The decision on department structure and attribution of responsibilities
When we come to decide on the structure of the collection department, we need to review a full range of factors.
The structure of a collection department of a 2 million customers firm will be different from the structure of the collection team of a firm servicing 2 thousand customers. The difference relies in the size of the workforce, the equipment’s size, and the investment on management and control.
Other parameters influence the collection department structure:
- The number of active customers.
- The type of customers (private customers, business customers, overseas customers, etc.).
- The volume of invoices, payments, receivable accounts.
- The average amount of debts (a large number of small amounts to collect will be dealt differently than a small number of large amounts).
- The payment methods (cheques, credit/debit cards, direct debits, bank transfers, e-money)
- The conditions of payments (single payment, recurring instalments).
- The collateral provided.
- The need to complex accounting settlements (multiple invoices, credit notes and refunds).
- The number of business units involved in the sale process.
- The localisation of the customers (domestics or foreign) and multi currencies invoicing.
- The nature of the products – the collection process has to be adapted to the product and could be different for different lines of products (like products sold and service contracts).
Structure based on operational duties
In this type of structure, that generally serves a large number of customers, there is a separation between the front line contact centre and the back office. The front line deals directly with customers, while the back-office is responsible for accounting and settlement tasks. In addition, there is a control team that centralise all processes at the firm level. In other words, the structure is based on the particular skills of the teams, but no-one performs an end-to-end job. This way, the communication skills of trained collectors are not wasted in accounting or settlement tasks, and those tasks are transferred to skilled accountants.

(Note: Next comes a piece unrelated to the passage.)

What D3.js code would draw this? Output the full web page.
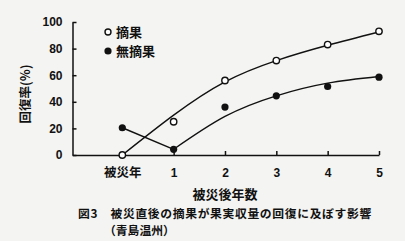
<!DOCTYPE html>
<html>
<head>
<meta charset="utf-8">
<script src="https://cdn.jsdelivr.net/npm/d3@7"></script>
<style>
  body { margin: 0; background: #f4f4f2; }
  svg { display: block; }
  text { fill: #111; }
  .jp { font-family: "Noto Sans CJK JP", sans-serif; font-weight: 700; }
  .num { font-family: "Liberation Sans", Arial, sans-serif; font-weight: 700; }
</style>
</head>
<body>
<div id="chart"></div>
<script>
// x positions: 0 = 被災年, 1..5 = years after damage
const years = [0, 1, 2, 3, 4, 5];
const xTickLabels = ['被災年', '1', '2', '3', '4', '5'];
const yTicks = [0, 20, 40, 60, 80, 100];

// observed recovery rate (%)
const thinned = [0, 25, 56, 71, 83, 93];      // 摘果
const unthinned = [20.5, 4.3, 36, 44.5, 51.5, 58.5]; // 無摘果

// fitted trend lines as drawn on the figure
const thinnedFitX = [0, 1, 2, 3, 4, 5];
const thinnedFit = [0, 30, 55, 71, 82.5, 92.5];
const unthinnedFitX = [1, 2, 3, 4, 5];
const unthinnedFit = [4.3, 29, 44.5, 54, 59];

const captionLines = ['図3　被災直後の摘果が果実収量の回復に及ぼす影響', '（青島温州）'];

const width = 405;
const height = 241;
const svg = d3.select('#chart').append('svg').attr('width', width).attr('height', height);

const x = d3.scaleLinear().domain([-0.97, 5]).range([72.5, 379]);
const y = d3.scaleLinear().domain([0, 100]).range([155, 22]);

// y axis
const yAxis = svg.append('g')
  .attr('transform', `translate(${x(-0.97)},0)`)
  .call(d3.axisLeft(y).tickValues(yTicks).tickSizeInner(-4).tickSizeOuter(0).tickPadding(10));
yAxis.selectAll('text').attr('class', 'num').style('font-size', '12px');

// x axis
const xAxis = svg.append('g')
  .attr('transform', `translate(0,${y(0)})`)
  .call(d3.axisBottom(x).tickValues(years).tickSizeInner(-4).tickSizeOuter(0).tickPadding(13)
    .tickFormat((d, i) => xTickLabels[i]));
xAxis.selectAll('.tick').filter((d) => d === 0).select('line').remove();
xAxis.selectAll('text')
  .attr('class', (d) => (d === 0 ? 'jp' : 'num'))
  .style('font-size', (d) => (d === 0 ? '12.5px' : '12px'));

svg.selectAll('.domain, .tick line').attr('stroke', '#111').attr('stroke-width', 1.5);

const line = d3.line()
  .x((d) => x(d[0]))
  .y((d) => y(d[1]));

// fitted curves
svg.append('path')
  .datum(thinnedFitX.map((d, i) => [d, thinnedFit[i]]))
  .attr('fill', 'none').attr('stroke', '#111').attr('stroke-width', 1.4)
  .attr('d', line.curve(d3.curveNatural));

svg.append('path')
  .datum(unthinnedFitX.map((d, i) => [d, unthinnedFit[i]]))
  .attr('fill', 'none').attr('stroke', '#111').attr('stroke-width', 1.4)
  .attr('d', line.curve(d3.curveNatural));

// straight segment for 無摘果 between 被災年 and year 1
svg.append('path')
  .datum([[years[0], unthinned[0]], [years[1], unthinned[1]]])
  .attr('fill', 'none').attr('stroke', '#111').attr('stroke-width', 1.4)
  .attr('d', line.curve(d3.curveLinear));

// points
svg.selectAll('.pt-open')
  .data(years)
  .enter()
  .append('circle')
  .attr('class', 'pt-open')
  .attr('cx', (d) => x(d))
  .attr('cy', (d, i) => y(thinned[i]))
  .attr('r', 3.2)
  .attr('fill', '#fff')
  .attr('stroke', '#111')
  .attr('stroke-width', 1.4);

svg.selectAll('.pt-fill')
  .data(years)
  .enter()
  .append('circle')
  .attr('class', 'pt-fill')
  .attr('cx', (d) => x(d))
  .attr('cy', (d, i) => y(unthinned[i]))
  .attr('r', 3.6)
  .attr('fill', '#111');

// legend
const legend = [
  { label: '摘果', open: true },
  { label: '無摘果', open: false },
];
const lg = svg.selectAll('.legend')
  .data(legend)
  .enter()
  .append('g')
  .attr('class', 'legend')
  .attr('transform', (d, i) => `translate(108,${32 + i * 19})`);
lg.append('circle')
  .attr('r', (d) => (d.open ? 3 : 3.6))
  .attr('fill', (d) => (d.open ? '#fff' : '#111'))
  .attr('stroke', '#111')
  .attr('stroke-width', (d) => (d.open ? 1.4 : 0));
lg.append('text')
  .attr('class', 'jp')
  .attr('x', 8)
  .attr('dy', '0.36em')
  .style('font-size', '13px')
  .text((d) => d.label);

// axis titles
svg.append('text')
  .attr('class', 'jp')
  .attr('transform', 'translate(25,94) rotate(-90)')
  .attr('text-anchor', 'middle')
  .attr('dy', '0.36em')
  .style('font-size', '12.5px')
  .text('回復率(%)');

svg.append('text')
  .attr('class', 'jp')
  .attr('x', 225)
  .attr('y', 194)
  .attr('text-anchor', 'middle')
  .attr('dy', '0.36em')
  .style('font-size', '13px')
  .text('被災後年数');

// caption, two lines
svg.selectAll('.caption')
  .data(captionLines)
  .enter()
  .append('text')
  .attr('class', 'jp caption')
  .attr('x', (d, i) => (i === 0 ? 78 : 104))
  .attr('y', (d, i) => (i === 0 ? 213.5 : 231))
  .attr('dy', '0.36em')
  .style('font-size', '11.8px')
  .style('letter-spacing', (d, i) => (i === 0 ? '0.65px' : '0px'))
  .text((d) => d);
</script>
</body>
</html>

The size of the workforce is frequently a consequence of decisions on the department structure. For instance, if customer retention is highly valuable, the Firm will prefer to perform outbound calls to overdue customers than sending them automated (and sometimes threatening) letters. The meaning of this decision will be an increase in the workforce.
Additional segmentation based on skills
Sometimes, entire segments of customers require specific skills, like overseas customers, that might require foreign language and multi-currency management.
In summary, the choice of a structure based on operational duties is based on:
- The evaluation of the operation volumes.
- The evaluation of the responsibilities on all credit and collections processes, including multiple reporting lines to customer service, sales or finance.
Responsibility assignement matrix – RACI matrix
The RACI matrix is a model that helps to map the different roles, functions and responsibilities in processes across the organisation.
As collections involves several function on the revenue chain, we can build an example of RACI matrix for collections as follows:
Role | Responsibility assignment |
Responsible | The collection process will be performed by the customer care department. |
Accountable | The finance department will be accountable for the process and for applying the firm collection policy across the Firm. |
Consulted | The IT, Marketing and Sales department will be consulted to elaborate the proper processes. |
Informed | VP Sales, Marketing and Finance will be informed on performance and strategic issues. |
Responsibilities and authority of the Credit and Collections Risk Manager
Macro responsibilities in the Firm
- Building the credit and collections policies and strategies under Firm policy.
- Design, development and implementation of advance information technologies for the underwriting, collections processes and cash management in accordance with internal and external customers needs.
- Continuous benchmarking with other credit and collections risk managers and competitors to support the ongoing development of the credit and collections processes in the Firm.
Responsibility and authority regarding day-to-day management/efficiency and efficacity/ control and goals achievement.
- Meeting Firm’s targets – total collected, DSO, outstanding debt, bad debt provision and bad debt expense.
- Meeting the collections department budget.
- Strict application of policies and procedures and if needed of the Firm’s quality procedures. Maintenance and update of the existing policies and procedures. Periodical audits.
- Support group, internal and external audits of the function.
- Satisfying the needs and requests of internal and external customers. General satisfaction of the Firm’s customers of collections services, including financial information and cash management.
- Ongoing analysis of the cost of collections and cost saving initiatives.
- Safeguarding receivable assets and management of operational risks linked to the collection process.
Responsibility and authority regarding the collection workforce.
- Recruitment of a skilled workforce, training and ongoing coaching.
- Management of the employees and managers to perform the department’s mission.
- Management of all trainings needed across the Firm to support the “Collecting Firm” culture. Ongoing support of other departments needs related to the collection process.